### YOUR TASK
Look over the lines below. Report each one that includes the string "this".

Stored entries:
____
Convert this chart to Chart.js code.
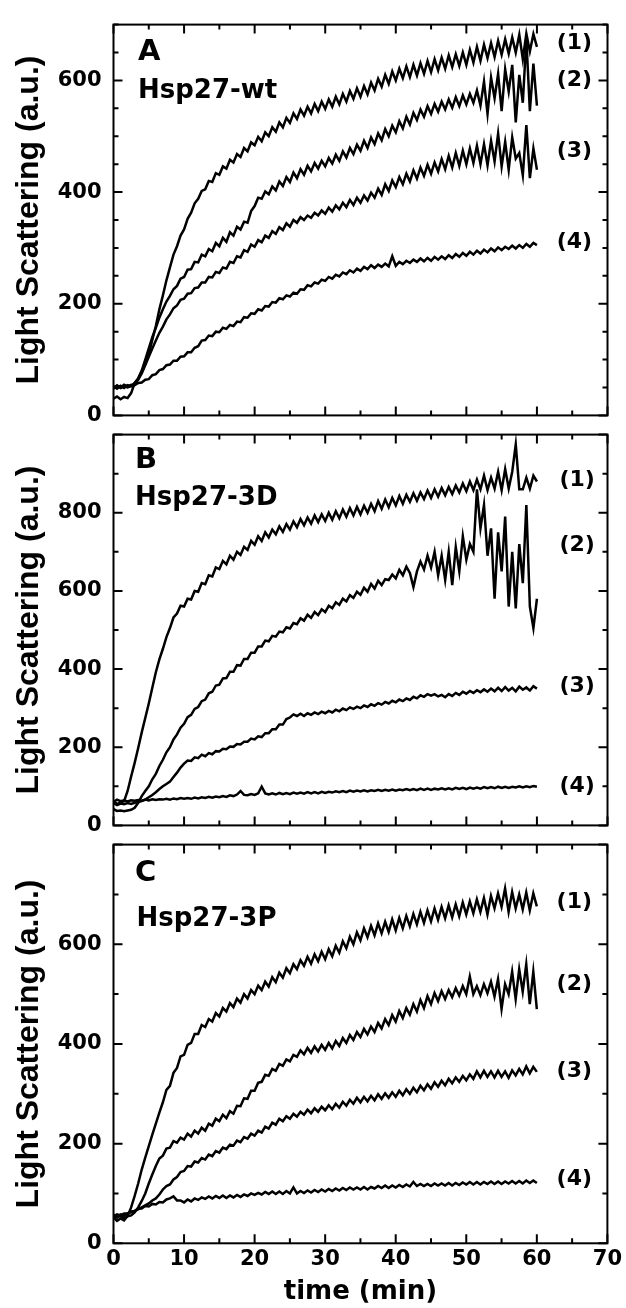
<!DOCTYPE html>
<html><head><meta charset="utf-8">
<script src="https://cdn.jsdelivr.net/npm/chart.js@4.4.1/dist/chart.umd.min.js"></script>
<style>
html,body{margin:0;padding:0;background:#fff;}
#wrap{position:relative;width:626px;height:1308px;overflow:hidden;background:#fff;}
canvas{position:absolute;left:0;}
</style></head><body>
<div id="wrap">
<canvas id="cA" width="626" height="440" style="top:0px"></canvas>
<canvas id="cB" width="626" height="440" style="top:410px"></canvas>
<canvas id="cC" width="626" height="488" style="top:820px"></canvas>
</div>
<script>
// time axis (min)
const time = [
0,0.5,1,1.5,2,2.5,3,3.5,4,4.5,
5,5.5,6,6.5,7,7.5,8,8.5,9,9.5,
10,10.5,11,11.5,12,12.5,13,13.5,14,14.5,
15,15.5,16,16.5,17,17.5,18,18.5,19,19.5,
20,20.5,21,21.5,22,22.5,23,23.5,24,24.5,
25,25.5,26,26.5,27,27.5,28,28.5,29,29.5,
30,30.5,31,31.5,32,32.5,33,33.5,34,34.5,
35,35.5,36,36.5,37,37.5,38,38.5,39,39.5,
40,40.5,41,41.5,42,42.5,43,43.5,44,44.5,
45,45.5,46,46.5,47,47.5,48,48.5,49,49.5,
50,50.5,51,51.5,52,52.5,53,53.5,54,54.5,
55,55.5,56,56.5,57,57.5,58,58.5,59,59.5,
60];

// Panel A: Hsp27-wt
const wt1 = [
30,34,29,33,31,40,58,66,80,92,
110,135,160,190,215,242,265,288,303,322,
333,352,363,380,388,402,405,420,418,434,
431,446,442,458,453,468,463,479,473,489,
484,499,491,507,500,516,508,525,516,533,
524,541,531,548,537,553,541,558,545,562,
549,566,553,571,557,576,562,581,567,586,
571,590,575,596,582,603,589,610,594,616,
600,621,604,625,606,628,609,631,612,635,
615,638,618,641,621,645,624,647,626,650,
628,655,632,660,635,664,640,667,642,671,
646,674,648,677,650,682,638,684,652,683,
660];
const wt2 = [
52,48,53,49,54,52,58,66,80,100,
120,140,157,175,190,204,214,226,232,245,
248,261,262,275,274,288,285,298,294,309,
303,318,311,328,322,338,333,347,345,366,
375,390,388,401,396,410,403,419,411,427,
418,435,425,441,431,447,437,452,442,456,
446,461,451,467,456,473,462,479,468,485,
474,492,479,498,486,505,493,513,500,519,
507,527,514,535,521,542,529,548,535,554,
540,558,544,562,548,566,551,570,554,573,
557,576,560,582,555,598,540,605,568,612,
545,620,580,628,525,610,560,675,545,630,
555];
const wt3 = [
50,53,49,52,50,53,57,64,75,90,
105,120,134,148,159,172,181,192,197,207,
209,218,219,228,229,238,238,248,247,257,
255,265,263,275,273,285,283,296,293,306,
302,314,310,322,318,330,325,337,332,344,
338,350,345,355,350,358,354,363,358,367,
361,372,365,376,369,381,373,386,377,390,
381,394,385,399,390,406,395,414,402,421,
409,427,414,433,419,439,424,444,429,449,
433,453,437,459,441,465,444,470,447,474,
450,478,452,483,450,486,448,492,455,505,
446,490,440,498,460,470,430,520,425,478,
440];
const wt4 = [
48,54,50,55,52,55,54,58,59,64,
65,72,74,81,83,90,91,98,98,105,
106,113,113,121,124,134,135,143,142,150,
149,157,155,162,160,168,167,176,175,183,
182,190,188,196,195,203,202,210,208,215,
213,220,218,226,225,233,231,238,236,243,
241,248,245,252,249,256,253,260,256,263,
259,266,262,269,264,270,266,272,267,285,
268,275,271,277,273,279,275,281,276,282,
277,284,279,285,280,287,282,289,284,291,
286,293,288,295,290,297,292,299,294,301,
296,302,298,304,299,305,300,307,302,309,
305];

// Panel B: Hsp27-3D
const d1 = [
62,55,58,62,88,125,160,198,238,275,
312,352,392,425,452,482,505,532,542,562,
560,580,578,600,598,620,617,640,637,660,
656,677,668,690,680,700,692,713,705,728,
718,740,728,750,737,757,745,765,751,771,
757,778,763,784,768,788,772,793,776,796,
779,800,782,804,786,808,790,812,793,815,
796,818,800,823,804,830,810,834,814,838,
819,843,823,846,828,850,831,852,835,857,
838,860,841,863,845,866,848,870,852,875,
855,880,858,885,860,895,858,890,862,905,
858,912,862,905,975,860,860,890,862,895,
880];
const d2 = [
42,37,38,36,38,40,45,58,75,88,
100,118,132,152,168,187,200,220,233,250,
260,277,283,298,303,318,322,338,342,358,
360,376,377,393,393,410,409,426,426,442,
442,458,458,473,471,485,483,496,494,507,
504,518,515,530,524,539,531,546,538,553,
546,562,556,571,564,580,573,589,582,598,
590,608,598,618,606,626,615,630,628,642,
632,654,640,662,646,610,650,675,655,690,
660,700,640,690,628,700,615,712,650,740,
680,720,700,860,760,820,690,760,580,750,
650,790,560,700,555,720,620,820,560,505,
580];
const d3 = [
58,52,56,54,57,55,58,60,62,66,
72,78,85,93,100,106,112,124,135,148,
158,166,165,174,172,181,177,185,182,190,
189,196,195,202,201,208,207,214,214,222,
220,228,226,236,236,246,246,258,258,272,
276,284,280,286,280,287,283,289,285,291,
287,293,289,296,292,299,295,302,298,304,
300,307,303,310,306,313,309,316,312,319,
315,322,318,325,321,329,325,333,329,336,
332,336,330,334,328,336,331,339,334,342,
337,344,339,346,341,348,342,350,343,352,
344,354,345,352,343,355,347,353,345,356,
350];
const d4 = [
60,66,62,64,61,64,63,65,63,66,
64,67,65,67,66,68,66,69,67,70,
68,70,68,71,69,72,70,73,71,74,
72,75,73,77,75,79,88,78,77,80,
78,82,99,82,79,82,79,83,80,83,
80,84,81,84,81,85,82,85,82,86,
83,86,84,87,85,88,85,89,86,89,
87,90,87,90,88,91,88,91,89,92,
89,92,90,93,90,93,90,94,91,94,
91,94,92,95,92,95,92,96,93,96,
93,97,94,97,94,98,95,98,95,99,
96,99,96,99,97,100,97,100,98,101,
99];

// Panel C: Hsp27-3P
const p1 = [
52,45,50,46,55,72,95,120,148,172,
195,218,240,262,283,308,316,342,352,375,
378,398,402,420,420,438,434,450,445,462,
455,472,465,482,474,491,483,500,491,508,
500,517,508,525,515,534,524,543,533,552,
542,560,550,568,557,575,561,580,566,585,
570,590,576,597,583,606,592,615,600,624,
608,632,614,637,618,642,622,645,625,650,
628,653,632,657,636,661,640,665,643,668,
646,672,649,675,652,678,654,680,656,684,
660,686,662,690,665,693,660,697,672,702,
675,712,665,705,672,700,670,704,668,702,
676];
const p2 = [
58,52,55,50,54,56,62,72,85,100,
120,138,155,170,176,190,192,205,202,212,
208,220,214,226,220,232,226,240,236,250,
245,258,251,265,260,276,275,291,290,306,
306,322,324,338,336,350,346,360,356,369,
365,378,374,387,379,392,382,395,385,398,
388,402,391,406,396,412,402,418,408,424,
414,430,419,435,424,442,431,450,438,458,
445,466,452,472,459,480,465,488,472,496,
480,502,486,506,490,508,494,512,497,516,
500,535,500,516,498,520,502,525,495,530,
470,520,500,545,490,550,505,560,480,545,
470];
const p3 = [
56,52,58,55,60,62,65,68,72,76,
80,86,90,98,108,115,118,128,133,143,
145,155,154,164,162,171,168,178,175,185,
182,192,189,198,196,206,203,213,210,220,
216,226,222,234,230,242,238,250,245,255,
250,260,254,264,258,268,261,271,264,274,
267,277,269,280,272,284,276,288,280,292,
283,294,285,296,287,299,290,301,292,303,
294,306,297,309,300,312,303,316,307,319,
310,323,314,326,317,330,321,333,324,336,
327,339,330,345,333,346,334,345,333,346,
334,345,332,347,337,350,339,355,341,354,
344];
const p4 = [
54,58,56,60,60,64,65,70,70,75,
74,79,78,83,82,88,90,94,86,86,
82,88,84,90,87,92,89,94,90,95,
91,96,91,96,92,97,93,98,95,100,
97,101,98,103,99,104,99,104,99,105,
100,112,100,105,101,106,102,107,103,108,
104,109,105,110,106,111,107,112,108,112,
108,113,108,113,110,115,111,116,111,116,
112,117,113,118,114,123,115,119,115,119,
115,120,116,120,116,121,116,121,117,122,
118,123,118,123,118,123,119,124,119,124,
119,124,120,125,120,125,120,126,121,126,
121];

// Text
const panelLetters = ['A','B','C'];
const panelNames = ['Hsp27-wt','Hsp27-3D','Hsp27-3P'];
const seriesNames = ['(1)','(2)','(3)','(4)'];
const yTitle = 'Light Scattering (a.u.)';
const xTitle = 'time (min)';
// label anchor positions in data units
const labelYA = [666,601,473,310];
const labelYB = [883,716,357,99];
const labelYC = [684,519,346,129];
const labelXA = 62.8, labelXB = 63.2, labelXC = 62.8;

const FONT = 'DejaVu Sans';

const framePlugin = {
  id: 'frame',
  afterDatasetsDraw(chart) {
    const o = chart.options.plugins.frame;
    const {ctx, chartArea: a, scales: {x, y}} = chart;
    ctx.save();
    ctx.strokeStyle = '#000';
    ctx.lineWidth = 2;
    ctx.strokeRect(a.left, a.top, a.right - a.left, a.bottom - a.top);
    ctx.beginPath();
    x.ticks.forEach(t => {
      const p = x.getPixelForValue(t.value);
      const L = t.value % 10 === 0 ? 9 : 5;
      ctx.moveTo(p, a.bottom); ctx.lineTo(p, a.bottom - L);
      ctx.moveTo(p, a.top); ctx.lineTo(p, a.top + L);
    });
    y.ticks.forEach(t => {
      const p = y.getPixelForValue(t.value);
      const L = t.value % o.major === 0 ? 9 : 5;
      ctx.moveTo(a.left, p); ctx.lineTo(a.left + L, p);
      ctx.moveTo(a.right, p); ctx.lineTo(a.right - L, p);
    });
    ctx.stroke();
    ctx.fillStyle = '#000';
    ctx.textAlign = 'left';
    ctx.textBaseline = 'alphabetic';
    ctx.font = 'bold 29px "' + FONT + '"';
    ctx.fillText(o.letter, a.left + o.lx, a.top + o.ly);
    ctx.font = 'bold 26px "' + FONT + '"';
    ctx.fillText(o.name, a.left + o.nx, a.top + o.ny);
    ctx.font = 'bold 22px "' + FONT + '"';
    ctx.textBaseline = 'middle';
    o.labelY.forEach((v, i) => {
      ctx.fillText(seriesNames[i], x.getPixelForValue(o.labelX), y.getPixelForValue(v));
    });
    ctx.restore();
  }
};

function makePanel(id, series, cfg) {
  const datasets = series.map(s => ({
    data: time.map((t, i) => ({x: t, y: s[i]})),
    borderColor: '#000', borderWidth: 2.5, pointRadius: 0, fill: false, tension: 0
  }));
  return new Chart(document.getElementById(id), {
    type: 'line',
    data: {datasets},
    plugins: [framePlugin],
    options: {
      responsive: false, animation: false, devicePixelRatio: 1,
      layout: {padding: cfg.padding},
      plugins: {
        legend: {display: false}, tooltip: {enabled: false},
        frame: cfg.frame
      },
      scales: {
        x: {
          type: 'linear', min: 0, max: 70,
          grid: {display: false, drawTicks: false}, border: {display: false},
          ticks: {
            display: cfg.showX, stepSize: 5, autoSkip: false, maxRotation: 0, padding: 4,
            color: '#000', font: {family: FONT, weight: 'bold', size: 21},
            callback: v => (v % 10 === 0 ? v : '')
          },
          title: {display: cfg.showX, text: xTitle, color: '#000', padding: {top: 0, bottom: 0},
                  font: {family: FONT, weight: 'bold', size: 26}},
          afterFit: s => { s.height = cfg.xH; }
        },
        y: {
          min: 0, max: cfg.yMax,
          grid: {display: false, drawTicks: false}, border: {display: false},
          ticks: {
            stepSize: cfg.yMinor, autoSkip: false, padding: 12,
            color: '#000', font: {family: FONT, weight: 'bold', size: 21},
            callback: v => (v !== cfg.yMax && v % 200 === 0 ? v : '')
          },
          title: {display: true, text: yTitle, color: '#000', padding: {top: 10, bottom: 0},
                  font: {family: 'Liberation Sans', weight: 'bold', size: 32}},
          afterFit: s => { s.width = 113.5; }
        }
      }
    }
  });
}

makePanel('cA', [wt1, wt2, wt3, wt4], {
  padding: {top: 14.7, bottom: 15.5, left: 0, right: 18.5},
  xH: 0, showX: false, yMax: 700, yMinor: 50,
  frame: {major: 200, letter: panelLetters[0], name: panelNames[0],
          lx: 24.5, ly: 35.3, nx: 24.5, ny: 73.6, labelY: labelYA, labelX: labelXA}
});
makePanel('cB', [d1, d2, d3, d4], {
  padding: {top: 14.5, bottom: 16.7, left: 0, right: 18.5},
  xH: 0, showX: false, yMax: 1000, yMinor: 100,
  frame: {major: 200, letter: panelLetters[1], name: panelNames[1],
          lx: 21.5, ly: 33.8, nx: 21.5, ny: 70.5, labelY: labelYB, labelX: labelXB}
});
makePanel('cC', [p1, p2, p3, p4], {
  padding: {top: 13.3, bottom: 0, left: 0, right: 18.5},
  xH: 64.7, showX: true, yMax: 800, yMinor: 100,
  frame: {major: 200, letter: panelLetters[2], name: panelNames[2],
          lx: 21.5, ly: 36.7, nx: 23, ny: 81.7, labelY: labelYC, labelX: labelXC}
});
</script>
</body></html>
____
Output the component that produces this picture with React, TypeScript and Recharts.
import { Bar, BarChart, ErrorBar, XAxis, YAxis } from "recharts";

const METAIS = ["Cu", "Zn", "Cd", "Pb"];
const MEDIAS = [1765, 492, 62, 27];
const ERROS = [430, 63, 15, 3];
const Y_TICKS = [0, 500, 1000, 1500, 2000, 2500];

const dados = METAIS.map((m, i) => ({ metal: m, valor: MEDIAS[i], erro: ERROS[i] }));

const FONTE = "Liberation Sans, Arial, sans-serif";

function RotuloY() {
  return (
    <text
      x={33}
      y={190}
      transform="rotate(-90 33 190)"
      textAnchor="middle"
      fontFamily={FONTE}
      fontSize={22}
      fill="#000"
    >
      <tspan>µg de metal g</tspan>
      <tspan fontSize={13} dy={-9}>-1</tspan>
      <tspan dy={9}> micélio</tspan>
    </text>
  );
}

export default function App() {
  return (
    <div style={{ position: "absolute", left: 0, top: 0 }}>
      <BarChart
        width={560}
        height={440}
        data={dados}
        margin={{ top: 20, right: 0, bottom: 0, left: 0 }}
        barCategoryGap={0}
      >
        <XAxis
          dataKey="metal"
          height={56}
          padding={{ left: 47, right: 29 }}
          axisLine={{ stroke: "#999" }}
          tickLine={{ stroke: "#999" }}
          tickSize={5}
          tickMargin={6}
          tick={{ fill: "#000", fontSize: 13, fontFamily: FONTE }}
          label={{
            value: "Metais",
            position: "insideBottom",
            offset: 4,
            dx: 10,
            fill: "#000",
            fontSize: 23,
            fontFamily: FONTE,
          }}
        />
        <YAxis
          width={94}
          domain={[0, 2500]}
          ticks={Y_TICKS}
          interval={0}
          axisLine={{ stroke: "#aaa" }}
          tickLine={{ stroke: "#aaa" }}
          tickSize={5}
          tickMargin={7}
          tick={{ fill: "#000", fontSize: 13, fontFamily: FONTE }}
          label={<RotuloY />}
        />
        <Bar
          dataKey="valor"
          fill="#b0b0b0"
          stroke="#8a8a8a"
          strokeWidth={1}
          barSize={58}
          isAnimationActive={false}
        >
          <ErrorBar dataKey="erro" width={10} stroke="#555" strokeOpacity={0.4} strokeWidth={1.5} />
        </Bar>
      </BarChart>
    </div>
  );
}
____
### RESULT
Convert this chart to Chart.js code.
Output the component that produces this picture with React, TypeScript and Recharts.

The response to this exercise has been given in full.